Não são poucas as vezes em que toco no assunto mediação ambiental e ouço a pergunta: “você acredita mesmo que isso pode dar certo?”
Em algumas ocasiões, a surpresa é a transposição do instituto da mediação para uma área onde não se destaca (apesar de algumas vezes estar presente) o caráter emocional do conflito, como ocorre, costumeiramente, nos conflitos decorrentes de relações de família. Em outras, falar em negociação e meio ambiente já causa certo impacto. Como permitir concessões envolvendo um bem que não é individual, mas de toda a humanidade? Aliás, perceber a existência de um interesse difuso, naturalmente inerente à problemática ambiental, já faz com que muitos autores atribuam enorme resistência à adoção de soluções negociadas nesse âmbito, conferindo uma nota de indisponibilidade aos bens ambientais. Veja-se o caso dos TACs: por mais que nossa legislação preveja a possibilidade de os órgãos públicos legitimados para a propositura de Ação Civil Pública firmarem Compromissos de Ajustamento de Conduta com os poluidores (Lei 7.347, artigo 5º, §6º), seu viés negocial ainda tem sido alvo de uma visão bastante restritiva, até mesmo por juristas que defendem uma natureza mais flexível desse instituto, ao aduzirem se tratar de ato jurídico cuja capacidade transacional estaria limitada aos elementos acessórios do ajuste, como o prazo de cumprimento das obrigações convencionadas.

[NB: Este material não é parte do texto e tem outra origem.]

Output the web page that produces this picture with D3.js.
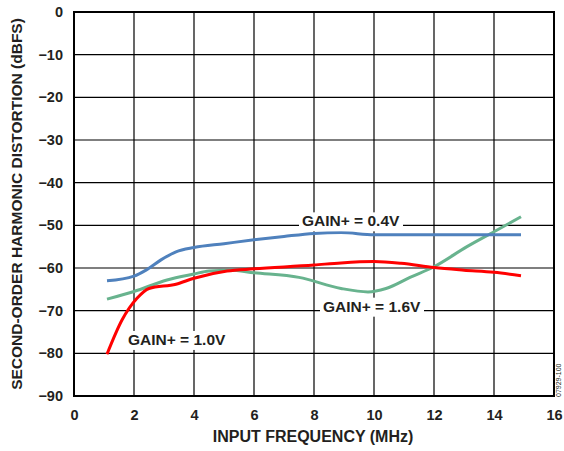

Por outro lado, se observarmos atentamente nossa vida cotidiana, vamos identificar vários exemplos de como dispomos de recursos ambientais de uma forma – vamos dizer assim – socialmente tolerada. Vejamos o exemplo dos automóveis, onde, só por utilizá-los, já dispomos de uma parcela de ar puro, despejando uma considerável quantidade de CO2 na atmosfera. A própria legislação de trânsito prevê níveis toleráveis de “emissões poluentes”, cuja observância é aferida (ou deveria ser) no momento da vistoria periódica oficial. Será que não dispomos de uma quantidade significativa de água para nossas necessidades básicas? E o papel, que apesar de ser causa da derrubada de milhares de árvores tem resistido tão duramente às constantes inovações tecnológicas?
Alguns podem se insurgir contra tais exemplos, dizendo que em muitos desses casos há uma compensação financeira para a utilização de recursos naturais. Ora, mas se o argumento usado para resistir à adoção da mediação ambiental como método de composição de conflitos envolvendo o meio ambiente está centrado na impossibilidade serem utilizadas soluções negociadas na tutela de interesses difusos, voltados a proteção de bens indisponíveis, como dizer que estes interesses cederiam diante de uma mera contraprestação financeira?
Creio que o problema esteja na falta de caracterização do que seria esse interesse difuso relacionado ao meio ambiente. Se entendermos que o interesse difuso seja a conservação pura e simples de recursos naturais indisponíveis, de fato, estaríamos na iminência de, por exemplo, permitir que os usuários de e-readers (como o Kindle) tenham deferidas medidas judiciais com a finalidade de fechar livrarias e editoras que ainda vendam e trabalhem com livros de papel. Ou que ciclistas exijam a proibição da fabricação, venda e circulação de automóveis.
No entanto, se tomarmos, por exemplo, o artigo 225 da Constituição Federal, veremos que o núcleo do interesse difuso relacionado ao meio ambiente é, na realidade, a proteção do equilíbrio ecossistêmico, voltado à garantia do acesso a recursos ambientais tanto no presente quanto no futuro. Assim, nada impediria a utilização de recursos ambientais individualmente. O que não se admite é que tal utilização seja capaz de acarretar algum desequilíbrio no ecossistema, impedindo a auto-regeneração do meio e, consequentemente, sua utilização por gerações futuras.
Assim, chegamos a nossa primeira indagação fundamental: se uma determinada atividade é capaz de desequilibrar o ecossistema, mas, ao mesmo tempo, se mostrar necessária ao nosso desenvolvimento, o que fazer? Só há uma solução: criar soluções para reequilibrá-lo. Abram-se as portas para a mediação ambiental.